Altair Antunes reforça as palavras de Maria Socorro ao frisar que o fato de o próprio prefeito Eduardo Paes estar constantemente anunciando a remoção tem feito muito mal a idosos e crianças.
– Isso faz mal a todo mundo, mas os mais novos e os mais velhos são os que sofrem mais com essas ameaças. Eu sei o que é isso. Quando tinha 14 anos, sofri minha primeira remoção, quando morava na Favela Caiçaras, na Lagoa Rodrigo de Freitas. Minha família foi posta num caminhão e, como não tinha sequer janela onde eu estava sentado, fomos sendo levados para a Cidade de Deus sem ao menos eu entender que caminho era aquele. Chegando lá, o que minha família viu foi um lugar totalmente sem infraestrura, sem mercado, sem farmácia, sem escola, sem nada.
A manifestação passou por outra comunidade próxima à Vila Autódromo: Asa Branca. Para Altair, não vai demorar muito para que eles também sofram ameaça de remoção.
– Por isso, passamos por lá. Sabemos que não é fácil esse processo. Há 20 anos estamos sendo ameaçados, e não vemos no Judiciário uma disposição para resolver o problema, preferindo não se desgastar com o poder público. Mas, como nosso movimento não é de agora, vamos continuar resistindo.

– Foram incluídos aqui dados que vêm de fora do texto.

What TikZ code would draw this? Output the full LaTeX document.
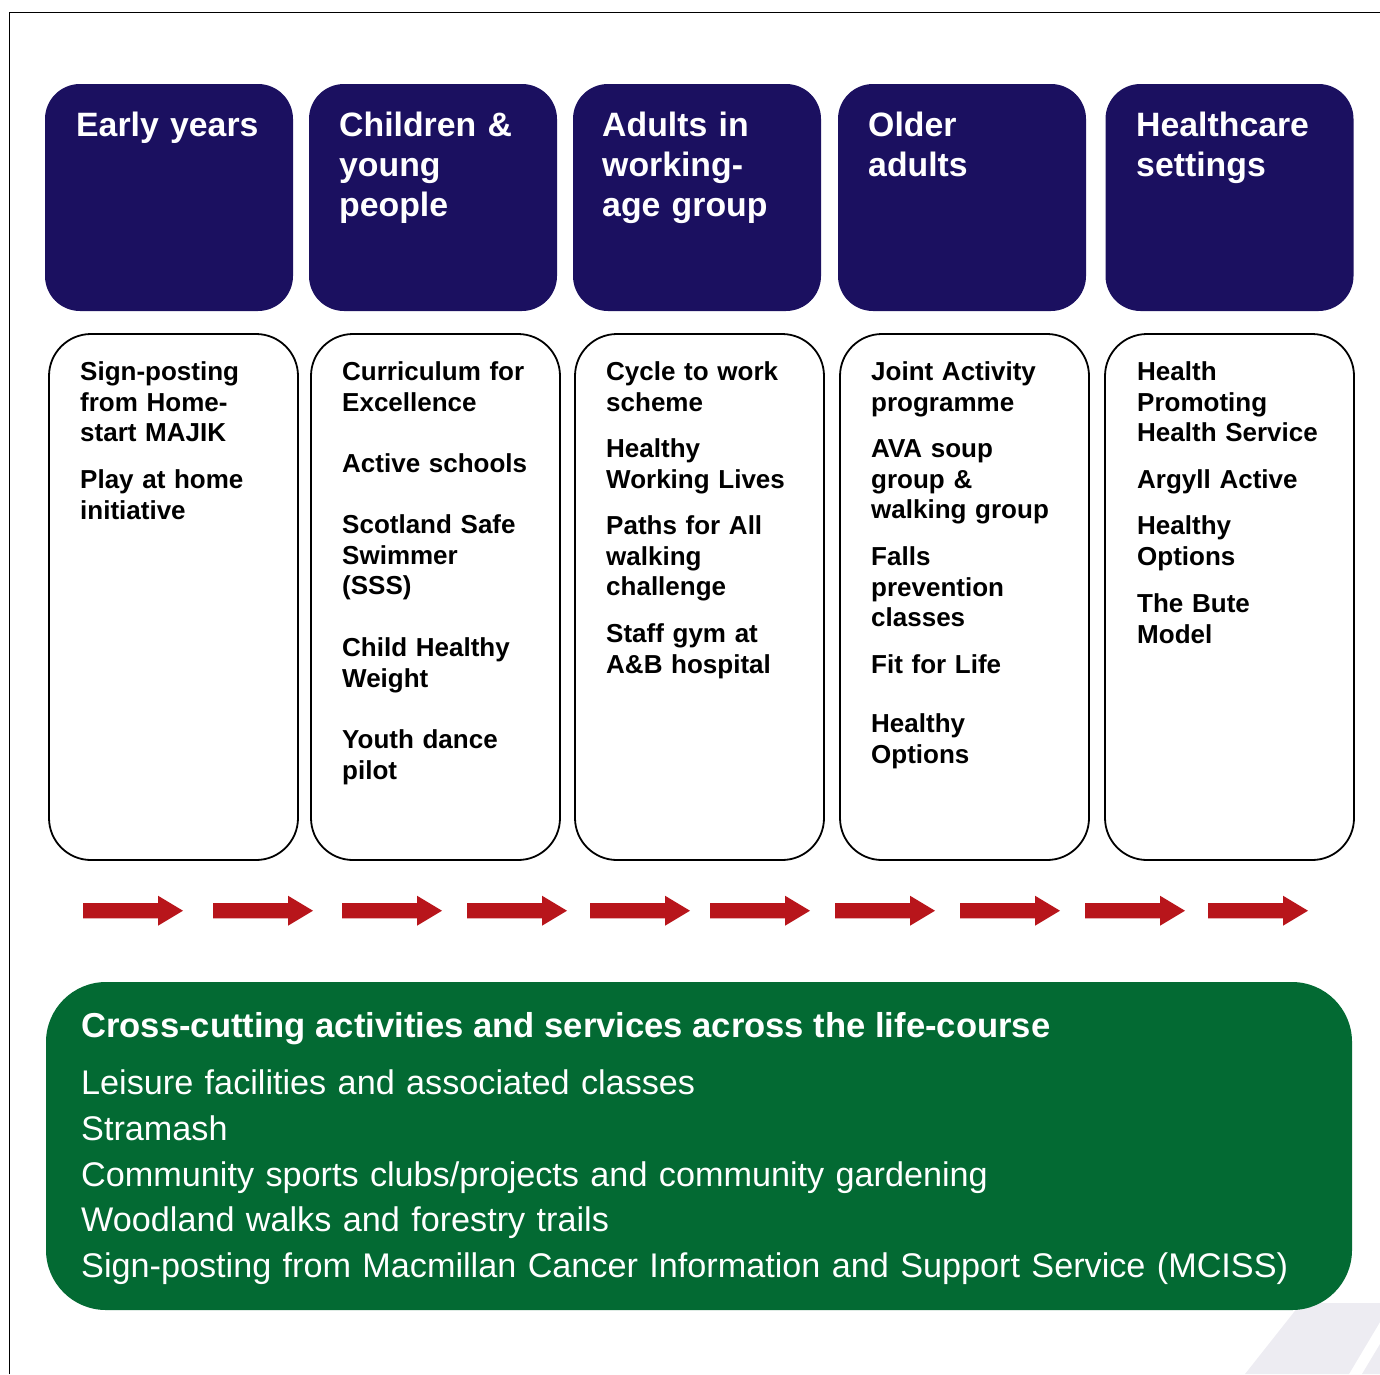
\documentclass[tikz,border=0pt]{standalone}
\usepackage{fontspec}
\setmainfont{Liberation Sans}
\definecolor{navy}{HTML}{1B1060}
\definecolor{dgreen}{HTML}{036A33}
\definecolor{arrowred}{HTML}{B8151B}
\definecolor{lightgrey}{HTML}{EDECF2}
\tikzset{
  headbox/.style={fill=navy, rounded corners=35pt, minimum width=248pt, minimum height=227pt, inner sep=0pt},
  itembox/.style={draw=black, line width=1.8pt, fill=white, rounded corners=42pt, minimum width=249pt, minimum height=526pt, inner sep=0pt},
  headtext/.style={anchor=base west, inner sep=0pt, text width=220pt, align=left, text=white, font=\fontsize{33.8}{40}\selectfont\bfseries},
  itemtext/.style={anchor=base west, inner sep=0pt, text width=225pt, align=left, text=black, font=\fontsize{26}{30.7}\selectfont\bfseries},
  crossbox/.style={fill=dgreen, rounded corners=60pt, minimum width=1306pt, minimum height=328pt, inner sep=0pt},
  redarrow/.style={fill=arrowred, draw=none}
}
\begin{document}
\begin{tikzpicture}[x=1pt,y=-1pt]
\useasboundingbox (0,0) rectangle (1380,1374);
% background decoration
\fill[lightgrey] (1245,1374) -- (1298,1307) .. controls (1300,1304) and (1302,1303) .. (1306,1303) -- (1380,1303) -- (1380,1322) -- (1349,1374) -- cycle;
\fill[lightgrey] (1362,1374) -- (1380,1344) -- (1380,1374) -- cycle;
% frame
\draw[line width=1.8pt] (9.5,1374) -- (9.5,12.5) -- (1380,12.5);
% header boxes
\node[headbox] (h1) at (169,197.5) {};
\node[headbox] (h2) at (433,197.5) {};
\node[headbox] (h3) at (697,197.5) {};
\node[headbox] (h4) at (962,197.5) {};
\node[headbox] (h5) at (1229.5,197.5) {};
\node[headtext] (ht1) at (76,136) {Early years};
\node[headtext] (ht2) at (339,136) {Children \&\\young\\people};
\node[headtext] (ht3) at (602,136) {Adults in\\working-\\age group};
\node[headtext] (ht4) at (868,136) {Older\\adults};
\node[headtext] (ht5) at (1136,136) {Healthcare\\settings};
% item boxes
\node[itembox] (b1) at (173.5,597) {};
\node[itembox] (b2) at (435.5,597) {};
\node[itembox] (b3) at (699.5,597) {};
\node[itembox] (b4) at (964.5,597) {};
\node[itembox] (b5) at (1229.5,597) {};
% column 1
\node[itemtext] (c1a) at (80,380.5) {Sign-posting\\from Home-\\start MAJIK};
\node[itemtext] (c1b) at (80,488.5) {Play at home\\initiative};
% column 2
\node[itemtext] (c2a) at (342,380.5) {Curriculum for\\Excellence};
\node[itemtext] (c2b) at (342,472.5) {Active schools};
\node[itemtext] (c2c) at (342,533.5) {Scotland Safe\\Swimmer\\(SSS)};
\node[itemtext] (c2d) at (342,656.5) {Child Healthy\\Weight};
\node[itemtext] (c2e) at (342,748.5) {Youth dance\\pilot};
% column 3
\node[itemtext] (c3a) at (606,380.5) {Cycle to work\\scheme};
\node[itemtext] (c3b) at (606,457.5) {Healthy\\Working Lives};
\node[itemtext] (c3c) at (606,534.5) {Paths for All\\walking\\challenge};
\node[itemtext] (c3d) at (606,642.5) {Staff gym at\\A\&B hospital};
% column 4
\node[itemtext] (c4a) at (871,380.5) {Joint Activity\\programme};
\node[itemtext] (c4b) at (871,457.5) {AVA soup\\group \&\\walking group};
\node[itemtext] (c4c) at (871,565.5) {Falls\\prevention\\classes};
\node[itemtext] (c4d) at (871,673.5) {Fit for Life};
\node[itemtext] (c4e) at (871,732.5) {Healthy\\Options};
% column 5
\node[itemtext] (c5a) at (1137,380.5) {Health\\Promoting\\Health Service};
\node[itemtext] (c5b) at (1137,488.5) {Argyll Active};
\node[itemtext] (c5c) at (1137,534.5) {Healthy\\Options};
\node[itemtext] (c5d) at (1137,612.5) {The Bute\\Model};
% arrows
\foreach \sx in {83,213,342,467,590,710,835,960,1085,1208}{
  \fill[redarrow] (\sx,903) -- (\sx+75,903) -- (\sx+75,895.7) -- (\sx+100,910.7) -- (\sx+75,925.7) -- (\sx+75,918.3) -- (\sx,918.3) -- cycle;
}
% cross-cutting box
\node[crossbox] (cc) at (699,1146) {};
\node[anchor=base west, inner sep=0pt, text=white, font=\fontsize{34.6}{40}\selectfont\bfseries] (cct) at (81,1037.5) {Cross-cutting activities and services across the life-course};
\node[anchor=base west, inner sep=0pt, text width=1260pt, align=left, text=white, font=\fontsize{34.2}{45.8}\selectfont] (ccl) at (81,1094.5) {Leisure facilities and associated classes\\Stramash\\Community sports clubs/projects and community gardening\\Woodland walks and forestry trails\\Sign-posting from Macmillan Cancer Information and Support Service (MCISS)};
\end{tikzpicture}
\end{document}
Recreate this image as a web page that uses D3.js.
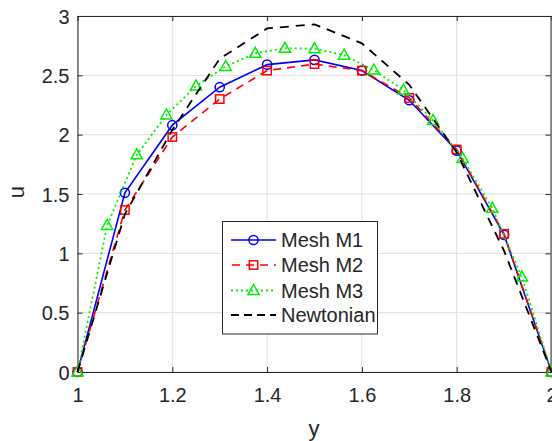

Ocupa Lapa reúne arte e política
Na Lapa, o lugar de resistir foi a rua, já que, no domingo, bares e restaurantes estavam mais vazios do que o normal. Um mês após o bairro ter se transformado em campo de guerra, com manifestantes encurralados por bombas de gás lacrimogêneo e spray de pimenta, os sons ouvidos eram outros. Desde às 10h, o movimento Ocupa Lapa levou às ruas crianças, jovens e idosos. No final da manhã, instrumentos de sopro e percussão atravessaram as ruas principais dando o tom de um cortejo fantasiado e bem-humorado do bloco do Nada, que tem comparecido a vários protestos. Logo depois, saias coloridas e rosas no cabelo deram o aviso para o início da roda de coco do grupo Zanzar, juntando cerca de 200 pessoas sob o som de alfaias, atabaques e ganzás, instrumentos típicos do ritmo nordestino.